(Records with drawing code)
********

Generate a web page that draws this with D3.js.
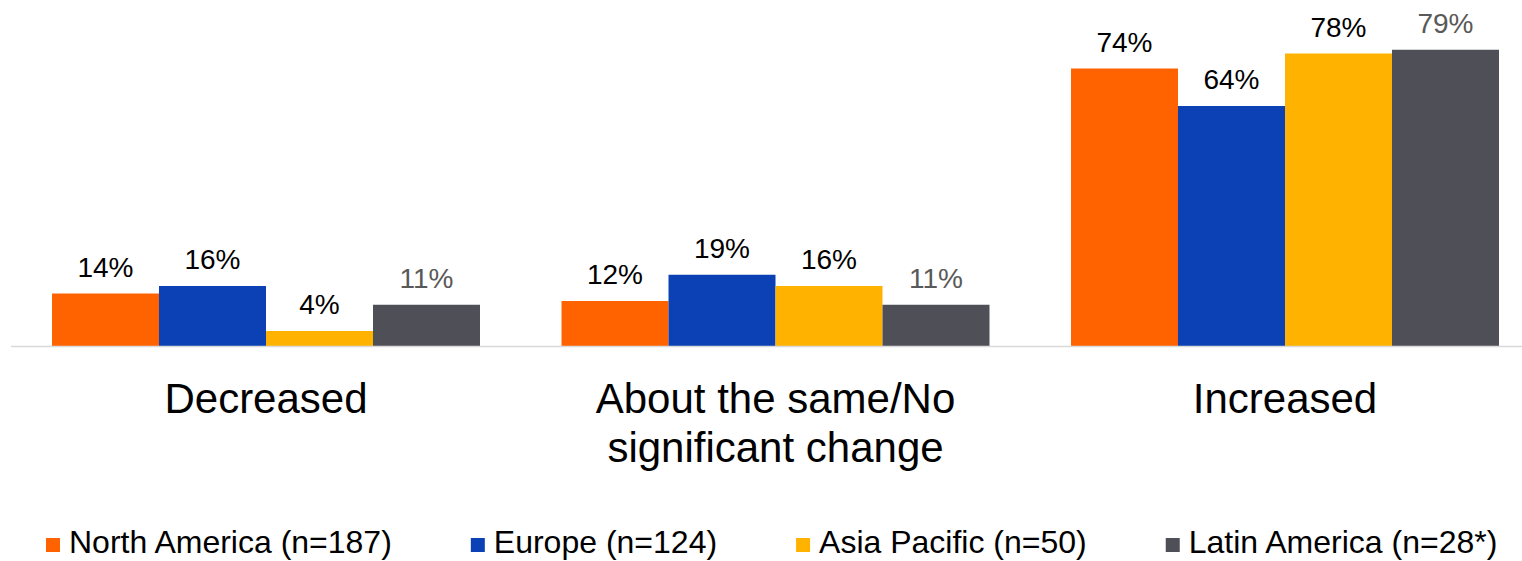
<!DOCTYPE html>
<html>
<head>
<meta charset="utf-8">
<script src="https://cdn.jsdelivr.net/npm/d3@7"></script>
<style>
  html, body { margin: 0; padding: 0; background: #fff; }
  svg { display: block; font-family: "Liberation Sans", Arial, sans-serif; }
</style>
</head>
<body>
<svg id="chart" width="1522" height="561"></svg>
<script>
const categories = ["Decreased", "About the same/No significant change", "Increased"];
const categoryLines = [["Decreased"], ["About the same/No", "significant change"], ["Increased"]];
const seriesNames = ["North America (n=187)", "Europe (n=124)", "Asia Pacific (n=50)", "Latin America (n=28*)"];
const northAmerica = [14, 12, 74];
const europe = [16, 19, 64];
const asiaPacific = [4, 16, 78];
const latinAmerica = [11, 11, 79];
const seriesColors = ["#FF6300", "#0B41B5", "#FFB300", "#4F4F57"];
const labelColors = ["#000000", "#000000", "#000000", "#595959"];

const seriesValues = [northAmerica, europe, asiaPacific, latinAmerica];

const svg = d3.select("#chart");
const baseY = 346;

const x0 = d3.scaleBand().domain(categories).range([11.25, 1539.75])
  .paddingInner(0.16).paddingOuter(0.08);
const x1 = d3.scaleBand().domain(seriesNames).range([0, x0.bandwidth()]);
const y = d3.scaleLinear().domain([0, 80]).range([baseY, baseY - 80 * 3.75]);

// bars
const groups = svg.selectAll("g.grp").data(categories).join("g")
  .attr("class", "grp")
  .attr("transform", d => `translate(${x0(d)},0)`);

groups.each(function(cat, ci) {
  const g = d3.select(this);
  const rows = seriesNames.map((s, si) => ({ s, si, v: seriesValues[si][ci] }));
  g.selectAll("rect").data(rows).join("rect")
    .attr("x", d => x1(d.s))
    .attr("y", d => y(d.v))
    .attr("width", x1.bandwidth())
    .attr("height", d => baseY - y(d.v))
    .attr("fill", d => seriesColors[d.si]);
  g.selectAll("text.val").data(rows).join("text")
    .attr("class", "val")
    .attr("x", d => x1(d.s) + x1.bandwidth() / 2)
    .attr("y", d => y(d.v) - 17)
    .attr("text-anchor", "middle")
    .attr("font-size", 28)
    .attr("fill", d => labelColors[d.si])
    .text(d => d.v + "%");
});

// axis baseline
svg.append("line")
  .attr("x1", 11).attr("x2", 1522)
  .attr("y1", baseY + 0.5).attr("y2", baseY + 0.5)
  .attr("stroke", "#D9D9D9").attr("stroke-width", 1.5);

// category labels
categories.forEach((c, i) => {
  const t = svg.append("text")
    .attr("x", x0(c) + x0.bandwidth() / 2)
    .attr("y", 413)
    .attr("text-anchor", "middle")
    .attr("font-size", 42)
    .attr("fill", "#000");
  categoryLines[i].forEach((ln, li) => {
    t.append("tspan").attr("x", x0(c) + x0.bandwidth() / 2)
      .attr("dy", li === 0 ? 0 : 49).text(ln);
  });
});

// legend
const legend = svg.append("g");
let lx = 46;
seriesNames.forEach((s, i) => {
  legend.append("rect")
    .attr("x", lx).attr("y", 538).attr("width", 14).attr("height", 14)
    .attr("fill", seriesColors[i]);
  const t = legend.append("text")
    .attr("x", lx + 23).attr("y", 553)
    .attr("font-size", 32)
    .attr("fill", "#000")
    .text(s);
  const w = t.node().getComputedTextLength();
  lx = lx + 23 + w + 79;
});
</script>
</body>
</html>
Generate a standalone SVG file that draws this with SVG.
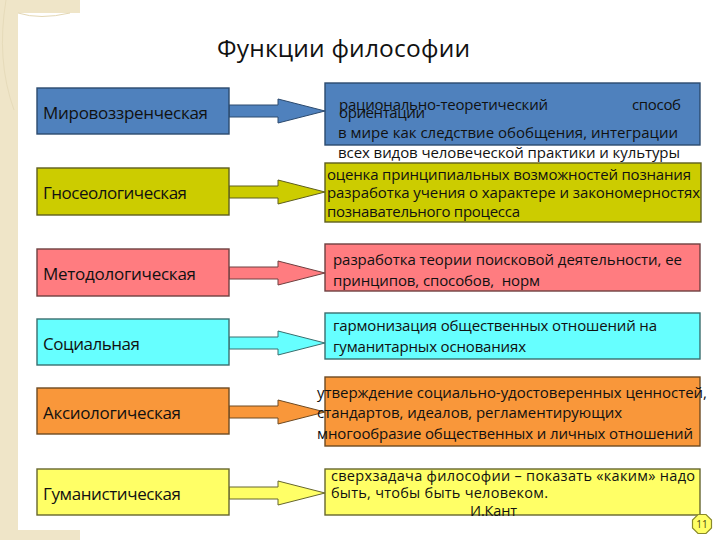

********

Make an exact copy of every entry above, minus the images.

THE ANSWER:
Generate a web page that draws this with D3.js.
<!DOCTYPE html>
<html>
<head>
<meta charset="utf-8">
<script src="https://cdn.jsdelivr.net/npm/d3@7"></script>
<style>
  html, body { margin: 0; padding: 0; background: #fff; }
  svg { display: block; font-family: "Liberation Sans", Arial, sans-serif; }
</style>
</head>
<body>
<svg id="chart" width="1522" height="561"></svg>
<script>
const categories = ["Decreased", "About the same/No significant change", "Increased"];
const categoryLines = [["Decreased"], ["About the same/No", "significant change"], ["Increased"]];
const seriesNames = ["North America (n=187)", "Europe (n=124)", "Asia Pacific (n=50)", "Latin America (n=28*)"];
const northAmerica = [14, 12, 74];
const europe = [16, 19, 64];
const asiaPacific = [4, 16, 78];
const latinAmerica = [11, 11, 79];
const seriesColors = ["#FF6300", "#0B41B5", "#FFB300", "#4F4F57"];
const labelColors = ["#000000", "#000000", "#000000", "#595959"];

const seriesValues = [northAmerica, europe, asiaPacific, latinAmerica];

const svg = d3.select("#chart");
const baseY = 346;

const x0 = d3.scaleBand().domain(categories).range([11.25, 1539.75])
  .paddingInner(0.16).paddingOuter(0.08);
const x1 = d3.scaleBand().domain(seriesNames).range([0, x0.bandwidth()]);
const y = d3.scaleLinear().domain([0, 80]).range([baseY, baseY - 80 * 3.75]);

// bars
const groups = svg.selectAll("g.grp").data(categories).join("g")
  .attr("class", "grp")
  .attr("transform", d => `translate(${x0(d)},0)`);

groups.each(function(cat, ci) {
  const g = d3.select(this);
  const rows = seriesNames.map((s, si) => ({ s, si, v: seriesValues[si][ci] }));
  g.selectAll("rect").data(rows).join("rect")
    .attr("x", d => x1(d.s))
    .attr("y", d => y(d.v))
    .attr("width", x1.bandwidth())
    .attr("height", d => baseY - y(d.v))
    .attr("fill", d => seriesColors[d.si]);
  g.selectAll("text.val").data(rows).join("text")
    .attr("class", "val")
    .attr("x", d => x1(d.s) + x1.bandwidth() / 2)
    .attr("y", d => y(d.v) - 17)
    .attr("text-anchor", "middle")
    .attr("font-size", 28)
    .attr("fill", d => labelColors[d.si])
    .text(d => d.v + "%");
});

// axis baseline
svg.append("line")
  .attr("x1", 11).attr("x2", 1522)
  .attr("y1", baseY + 0.5).attr("y2", baseY + 0.5)
  .attr("stroke", "#D9D9D9").attr("stroke-width", 1.5);

// category labels
categories.forEach((c, i) => {
  const t = svg.append("text")
    .attr("x", x0(c) + x0.bandwidth() / 2)
    .attr("y", 413)
    .attr("text-anchor", "middle")
    .attr("font-size", 42)
    .attr("fill", "#000");
  categoryLines[i].forEach((ln, li) => {
    t.append("tspan").attr("x", x0(c) + x0.bandwidth() / 2)
      .attr("dy", li === 0 ? 0 : 49).text(ln);
  });
});

// legend
const legend = svg.append("g");
let lx = 46;
seriesNames.forEach((s, i) => {
  legend.append("rect")
    .attr("x", lx).attr("y", 538).attr("width", 14).attr("height", 14)
    .attr("fill", seriesColors[i]);
  const t = legend.append("text")
    .attr("x", lx + 23).attr("y", 553)
    .attr("font-size", 32)
    .attr("fill", "#000")
    .text(s);
  const w = t.node().getComputedTextLength();
  lx = lx + 23 + w + 79;
});
</script>
</body>
</html>
Generate a standalone SVG file that draws this with SVG.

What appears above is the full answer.